Игроки и игралища (сборник) - стр. 27
Ultima Thule – крайняя северная точка мира (отождествляемая с Исландией или Гренландией), предмет устремлений, место волшебного преображения. Другим словом – революция. Мир, в котором живут герои, – мир по ту сторону этой точки. В то же время речь как будто идет всего лишь о мире «по ту сторону Тулы», то есть о (глазами петербуржца) «внутренней России», наполовину воображаемой, наполовину книжной, центральным пунктом которой является святилище мертвого Льва – Ясная Поляна.
И уже это определяет конфигурацию романа, его исходные точки: хрупкий внутренний мир петербуржца постпетербургской эпохи, мифы, которые он таскает с собой; новая жизнь с обязательными приметами, такими как индустриализация, и порожденные этой жизнью идеологемы; внутренняя российская жизнь, увиденная сквозь приемы и сюжетные ходы классической прозы, и эти ходы сами по себе, отдельно взятые, как объект игры.
Здесь опять стоит вспомнить Вагинова, его романы: ведь исходная структура их не так уж далека от только что описанной. В «Козлиной песни» автор еще явно на стороне «бывших» и готов отстаивать их мир во всей его самоочевидной декадентской вымороченности; дальше – особенно в «Бамбочаде» и в «Гарпагониане», ценой сохранения тонкости и трепетности бывших людей оказывается статус безобидных и бесплодных чудаков или мелких авантюристов. И здесь возникает призрак третьего писателя – Юрия Олеши, очень отдаленного от Вагинова и Егунова биографически и стилистически, но не по мироощущению.

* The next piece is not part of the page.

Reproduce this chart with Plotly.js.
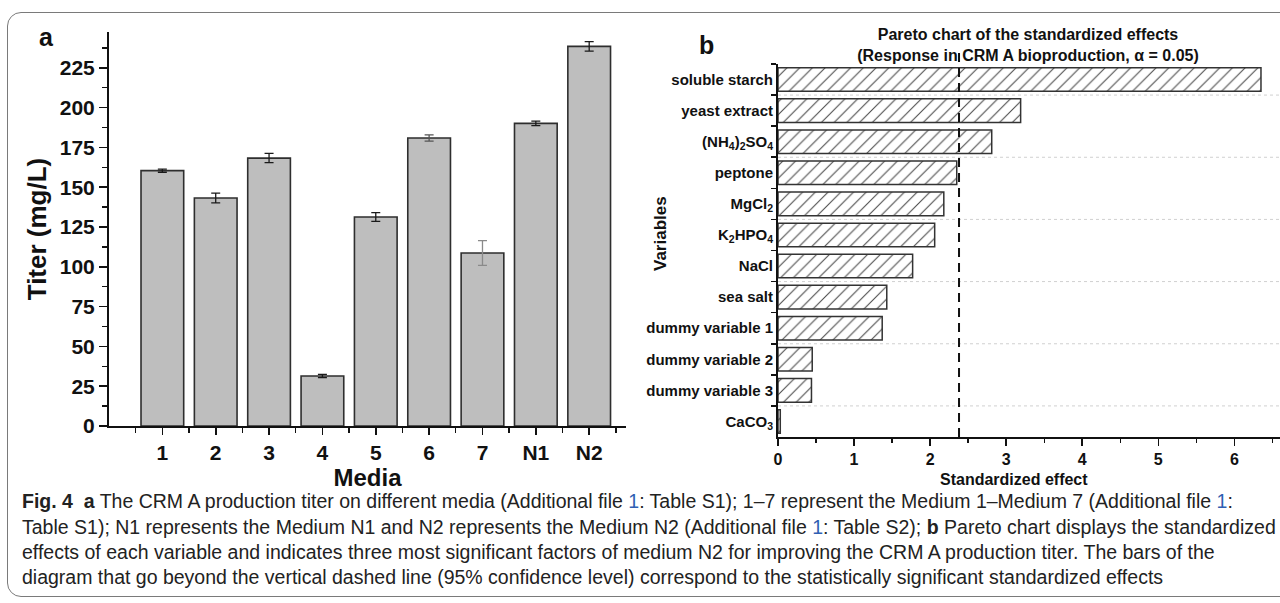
<!DOCTYPE html>
<html>
<head>
<meta charset="utf-8">
<script src="https://cdn.plot.ly/plotly-3.0.1.min.js"></script>
<style>
  html, body { margin: 0; padding: 0; background: #ffffff; overflow: hidden; }
  #frame { position: absolute; left: 7px; top: 12px; width: 1300px; height: 585px;
           border: 1.5px solid #7a7a7a; border-radius: 14px; box-sizing: border-box; }
  #chart { position: absolute; left: 0; top: 0; width: 1280px; height: 603px; }
</style>
</head>
<body>
<div id="frame"></div>
<div id="chart"></div>
<script>
// ---- Panel a data ----
const mediaLabels = ['1', '2', '3', '4', '5', '6', '7', 'N1', 'N2'];
const titerValues = [160.4, 143.2, 168.3, 31.4, 131.3, 180.9, 108.7, 190.1, 238.5];
const titerErrors = [1.0, 3.1, 2.9, 1.0, 2.7, 2.0, 7.8, 1.4, 3.0];
const errorColors = ['#1a1a1a', '#1a1a1a', '#1a1a1a', '#1a1a1a', '#1a1a1a', '#555555', '#8a8a8a', '#1a1a1a', '#1a1a1a'];

// ---- Panel b data ----
const variableLabels = ['soluble starch', 'yeast extract', '(NH<sub>4</sub>)<sub>2</sub>SO<sub>4</sub>',
  'peptone', 'MgCl<sub>2</sub>', 'K<sub>2</sub>HPO<sub>4</sub>', 'NaCl', 'sea salt',
  'dummy variable 1', 'dummy variable 2', 'dummy variable 3', 'CaCO<sub>3</sub>'];
const standardizedEffects = [6.35, 3.19, 2.81, 2.35, 2.18, 2.06, 1.77, 1.43, 1.37, 0.45, 0.44, 0.03];
const criticalEffect = 2.38;

// ---- Caption text ----
const captionLines = [
  '<b>Fig. 4</b>  <b>a</b> The CRM A production titer on different media (Additional file <span style="color:#2f5fb3">1</span>: Table S1); 1–7 represent the Medium 1–Medium 7 (Additional file <span style="color:#2f5fb3">1</span>:',
  'Table S1); N1 represents the Medium N1 and N2 represents the Medium N2 (Additional file <span style="color:#2f5fb3">1</span>: Table S2); <b>b</b> Pareto chart displays the standardized',
  'effects of each variable and indicates three most significant factors of medium N2 for improving the CRM A production titer. The bars of the',
  'diagram that go beyond the vertical dashed line (95% confidence level) correspond to the statistically significant standardized effects'
];

const W = 1280, H = 603;
const px = v => v / W;
const py = v => 1 - v / H;
const FONT = 'Liberation Sans, Arial, sans-serif';

const mediaPos = mediaLabels.map((_, i) => i + 1);

const traceA = {
  type: 'bar', x: mediaPos, y: titerValues, xaxis: 'x', yaxis: 'y',
  width: 0.8,
  marker: { color: '#bebebe', line: { color: '#2e2e2e', width: 1.6 } },
  hoverinfo: 'x+y', showlegend: false
};

// error bars drawn per point so each can carry its own colour
const errTraces = mediaPos.map((p, i) => ({
  type: 'scatter', mode: 'markers', x: [p], y: [titerValues[i]], xaxis: 'x', yaxis: 'y',
  marker: { size: 1, color: 'rgba(0,0,0,0)' },
  error_y: { type: 'data', array: [titerErrors[i]], visible: true, color: errorColors[i], thickness: 1.3, width: 4.5 },
  hoverinfo: 'skip', showlegend: false
}));

const traceB = {
  type: 'bar', orientation: 'h', x: standardizedEffects, y: variableLabels,
  xaxis: 'x2', yaxis: 'y2', width: 0.76,
  marker: { color: '#ffffff', line: { color: '#333333', width: 1.5 },
    pattern: { shape: '/', fgcolor: '#4a4a4a', bgcolor: '#ffffff', size: 9, solidity: 0.12 } },
  showlegend: false
};

const shapes = [];
shapes.push({ type: 'line', xref: 'x2', yref: 'paper', x0: criticalEffect, x1: criticalEffect,
  y0: py(437), y1: py(53), line: { color: '#111', width: 2, dash: '9px,6px' } });
variableLabels.forEach((_, i) => {
  if (i % 2 === 0 && i < variableLabels.length - 1) {
    shapes.push({ type: 'line', xref: 'x2 domain', yref: 'y2', x0: 0, x1: 1, y0: i + 0.5, y1: i + 0.5,
      layer: 'below', line: { color: '#d0d0d0', width: 1, dash: 'dot' } });
  }
});

const annotations = [
  { text: '<b>a</b>', x: px(46), y: py(37), xref: 'paper', yref: 'paper', showarrow: false,
    xanchor: 'center', yanchor: 'middle', font: { family: FONT, size: 25, color: '#111' } },
  { text: '<b>b</b>', x: px(706), y: py(45), xref: 'paper', yref: 'paper', showarrow: false,
    xanchor: 'center', yanchor: 'middle', font: { family: FONT, size: 25, color: '#111' } },
  { text: '<b>Variables</b>', x: px(660), y: py(234), xref: 'paper', yref: 'paper', showarrow: false,
    xanchor: 'center', yanchor: 'middle', textangle: -90, font: { family: FONT, size: 17, color: '#111' } },
  { text: '<b>Standardized effect</b>', x: px(1014), y: py(479), xref: 'paper', yref: 'paper', showarrow: false,
    xanchor: 'center', yanchor: 'middle', font: { family: FONT, size: 16, color: '#111' } }
];
const capY = [501, 527, 552, 577];
captionLines.forEach((t, i) => {
  annotations.push({ text: t, x: px(20), y: py(capY[i]), xref: 'paper', yref: 'paper',
    xanchor: 'left', yanchor: 'middle', showarrow: false, align: 'left',
    font: { family: FONT, size: 19.5, color: '#222' } });
});

const layout = {
  width: W, height: H,
  margin: { l: 0, r: 0, t: 0, b: 0 },
  paper_bgcolor: 'rgba(0,0,0,0)', plot_bgcolor: 'rgba(0,0,0,0)',
  showlegend: false, bargap: 0.2,
  title: { text: '<b>Pareto chart of the standardized effects<br>(Response in CRM A bioproduction, α = 0.05)</b>',
    x: px(1028), y: py(40), xanchor: 'center', yanchor: 'middle', xref: 'paper', yref: 'paper',
    font: { family: FONT, size: 16, color: '#111' } },
  xaxis: {
    domain: [px(109), px(626)], range: [0, 9.69], anchor: 'y',
    tickmode: 'array', tickvals: mediaPos, ticktext: mediaLabels,
    ticks: 'outside', ticklen: 7, tickwidth: 1.6, tickcolor: '#111',
    minor: { tick0: 0.5, dtick: 1, ticks: 'outside', ticklen: 5, tickwidth: 1.4, tickcolor: '#111' },
    showline: true, linecolor: '#111', linewidth: 2, showgrid: false, zeroline: false,
    tickfont: { family: FONT, size: 21, weight: 'bold', color: '#111' },
    title: { text: 'Media', standoff: 6, font: { family: FONT, size: 24, weight: 'bold', color: '#111' } },
    automargin: false, fixedrange: true
  },
  yaxis: {
    domain: [py(426), py(32)], range: [0, 247.5], anchor: 'x',
    tick0: 0, dtick: 25,
    ticks: 'outside', ticklen: 8, tickwidth: 1.6, tickcolor: '#111',
    minor: { tick0: 12.5, dtick: 25, ticks: 'outside', ticklen: 5, tickwidth: 1.4, tickcolor: '#111' },
    showline: true, linecolor: '#111', linewidth: 2, showgrid: false, zeroline: false,
    tickfont: { family: FONT, size: 21, weight: 'bold', color: '#111' },
    title: { text: 'Titer (mg/L)', standoff: 6, font: { family: FONT, size: 26, weight: 'bold', color: '#111' } },
    automargin: false, fixedrange: true
  },
  xaxis2: {
    domain: [px(778), 1], range: [0, 6.6], anchor: 'y2',
    tick0: 0, dtick: 1,
    ticks: 'outside', ticklen: 7, tickwidth: 1.6, tickcolor: '#111',
    minor: { tick0: 0.5, dtick: 1, ticks: 'outside', ticklen: 4, tickwidth: 1.4, tickcolor: '#111' },
    showline: true, linecolor: '#111', linewidth: 2, showgrid: false, zeroline: false,
    tickfont: { family: FONT, size: 16, weight: 'bold', color: '#111' },
    automargin: false, fixedrange: true
  },
  yaxis2: {
    domain: [py(437), py(64)], anchor: 'x2', type: 'category',
    categoryorder: 'array', categoryarray: variableLabels, range: [11.5, -0.5],
    tickson: 'boundaries', ticks: 'outside', ticklen: 5, tickwidth: 1.6, tickcolor: '#111',
    showline: true, linecolor: '#111', linewidth: 2, showgrid: false, zeroline: false,
    tickfont: { family: FONT, size: 15, weight: 'bold', color: '#111' },
    automargin: false, fixedrange: true
  },
  shapes: shapes,
  annotations: annotations
};

Plotly.newPlot('chart', [traceA].concat(errTraces, [traceB]), layout, { displayModeBar: false, staticPlot: true });
</script>
</body>
</html>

Понятно, что пара Кавалеров – Бабичев есть лишь проекция более ранней пары Обломов – Штольц. Отношения николевских Сергея Сергеевича и Федора Федоровича – в этом же ряду, но своеобразны прежде всего тем, что Сергей Сергеевич, специалист по исландской литературе, работающий пишбарышней в управлении петергофских музеев, – сам писатель. А энтузиастически преданный идее соцстроительства Федор Федорович Стратилат, молодой горный инженер, руководящий устройством дудок (шахт без крепей, объясняет словарь Ушакова) в деревне под Тулой, – его персонаж и/или предполагаемый прототип его персонажа. Олеша передоверяет Кавалерову-рассказчику свое великолепное зрение, но не свою писательскую субъектность; герой реален в той же степени, что и мир, о котором он говорит, – не больше. Роман Николева – книга про писателя, его труд и его материал.
И здесь мы снова вспоминаем Вагинова – «Труды и дни Свистонова». С тем важным отличием, что границы между миром преждепребывающим и миром описанным, между природой природной и природой природствующей у Николева несравнимо более зыбки. Уже сами по себе изысканно-пародийные повествовательные приемы сигнализируют об условности происходящего. Дело не в том, что текст начинается с полуслова (описание прибытия Сергея в деревню следует ближе к концу романа), не в границах между главами, проходящими в середине фразы, не во псевдопропущенных главах, не в слияниях и расхождениях одноименных персонажей, даже не в загадочной попутчице Сергея, которая есть не кто иная, как Елена Троянская. Дело – в цитатности, причем двуслойной.